Tandis que David Byrne me remémore un
Ian Curtis délesté de ses tourments, que sa gestuelle substitue l’énergie à
l’épilepsie, je me dis que Jonathan Demme sut en effet filmer cette (triple) prestation
hollywoodienne, sise en décembre, des Talking Heads, que son documentaire
mérite son excellente réputation, même si je ne raffole guère des superlatifs
de saison, d’occasion, du style « le plus grand film de concert du
monde », amen. Désormais en
ligne et en 480 p, s’il vous plaît, Stop Making Sense débute par un
générique en écho à Giacometti dû au spécialiste Pablo Ferro, qui s’auto-cite
au service de Kubrick, revoyez donc celui de Docteur Folamour.

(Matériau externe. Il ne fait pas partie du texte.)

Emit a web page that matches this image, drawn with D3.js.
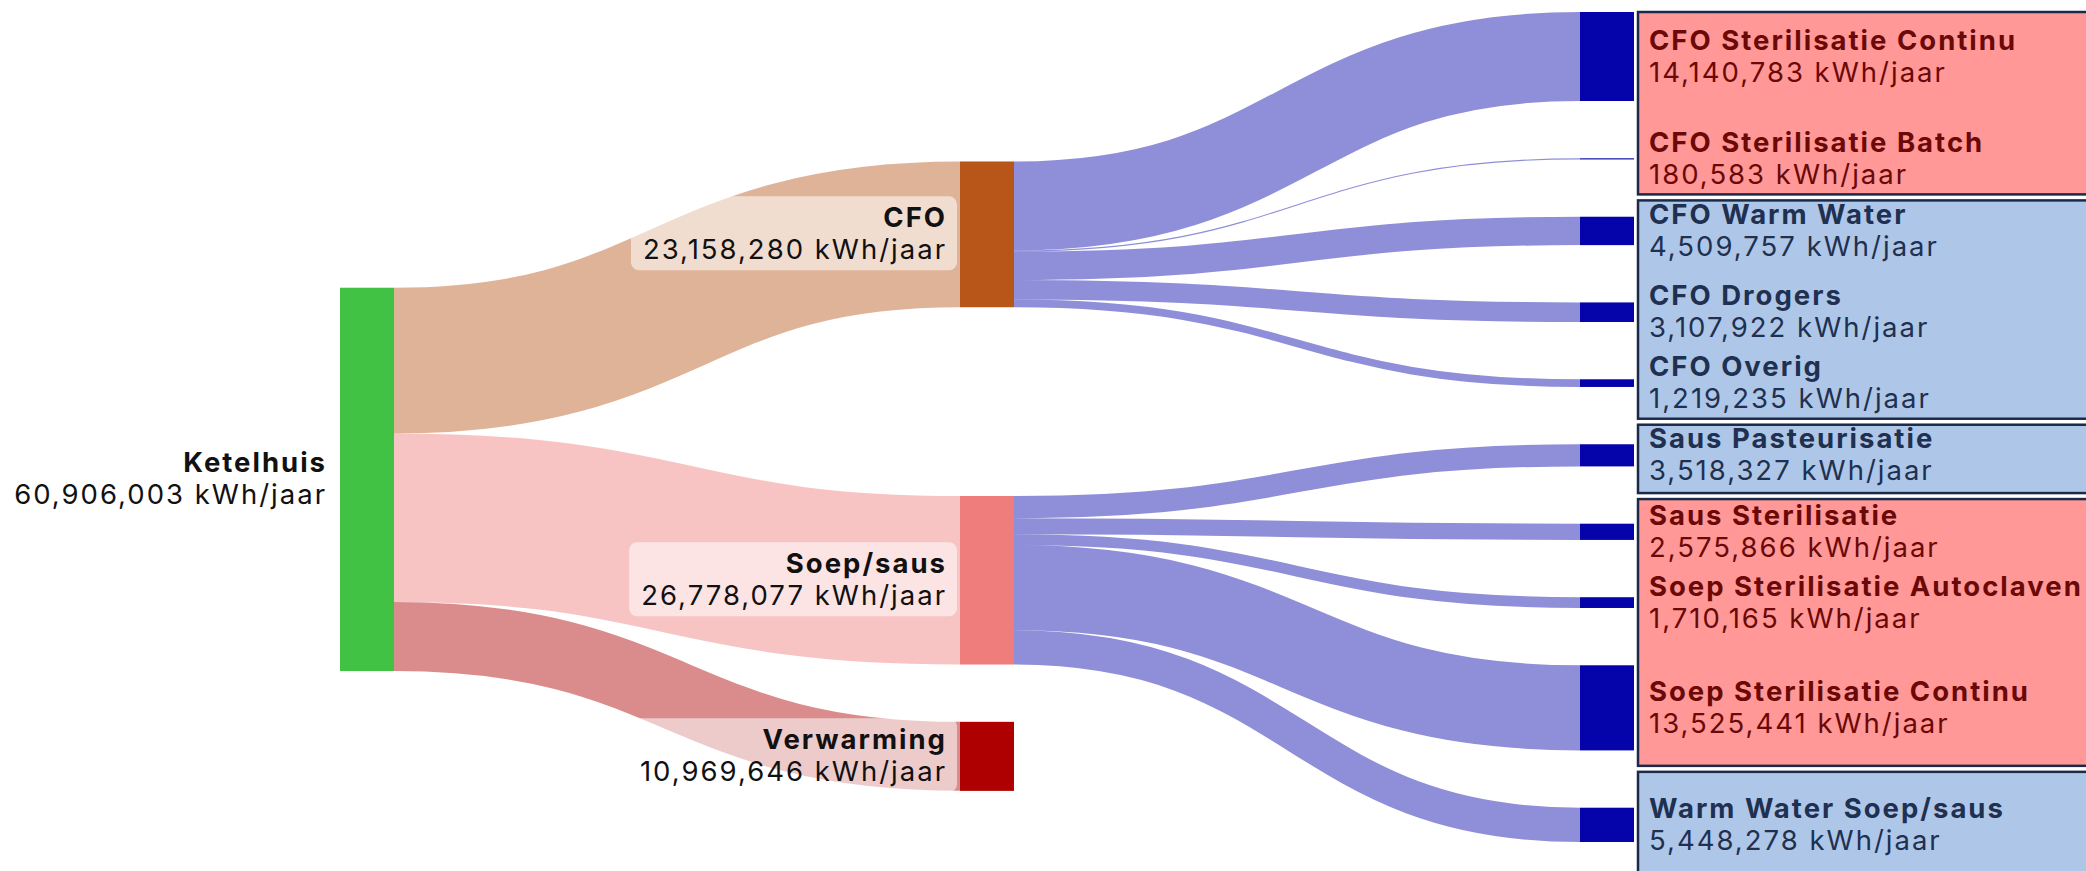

Ensuite, le longiligne David entre en scène, littéralement, immaculé, en solo, accompagné
d’une cassette de tempo (puis d’une console quasiment hors-champ). Un homme, une
guitare, un micro, une caméra :
voici Demme en harmonie avec le dispositif d’abord dépouillé de la tête
pensante et chantante, conçu en développement (en maison à bâtir ou à brûler), puisque
tous ses camarades le rejoignent progressivement, leur matériel installé en
direct par l’équipe technique, men in
black efficaces et discrets. Plus tard viendront les murs de mots et
d’images, le lampadaire à la Fred Astaire, à la Lynch, second David,
l’éclairage lacté, stroboscopique, expressionniste, acmés remarquées d’un écrin
surtout serein, tout sauf ostentatoire, en partie tributaire des recherches sur
la lumière et la scénographie de Bob Wilson, occupé à l’époque par l’opéra
historique de Philip Glass intitulé The CIVIL warS. On dira la même
chose du travail du cinéaste, épaulé par le brillant DP Jordan Cronenweth (Au-delà
du réel, Blade Runner et un trio de Phil Joanou, dont U2:
Rattle and Hum) – ici, la mise en scène du spectacle se trouve et se
savoure à l’unisson de la réalisation du film, rétive à la paresse de la
captation.
Disparu l’an dernier, Demme demeure sans
doute dans la majorité des esprits comme l’auteur du poussif Silence
des agneaux, rédimé par le tandem
Foster/Hopkins et la partition captivante de Howard Shore, du consensuel Philadelphia,
gros mélo homo-hétéro auquel on peut préférer la version courte du clip live et déambulatoire de Bruce Springsteen.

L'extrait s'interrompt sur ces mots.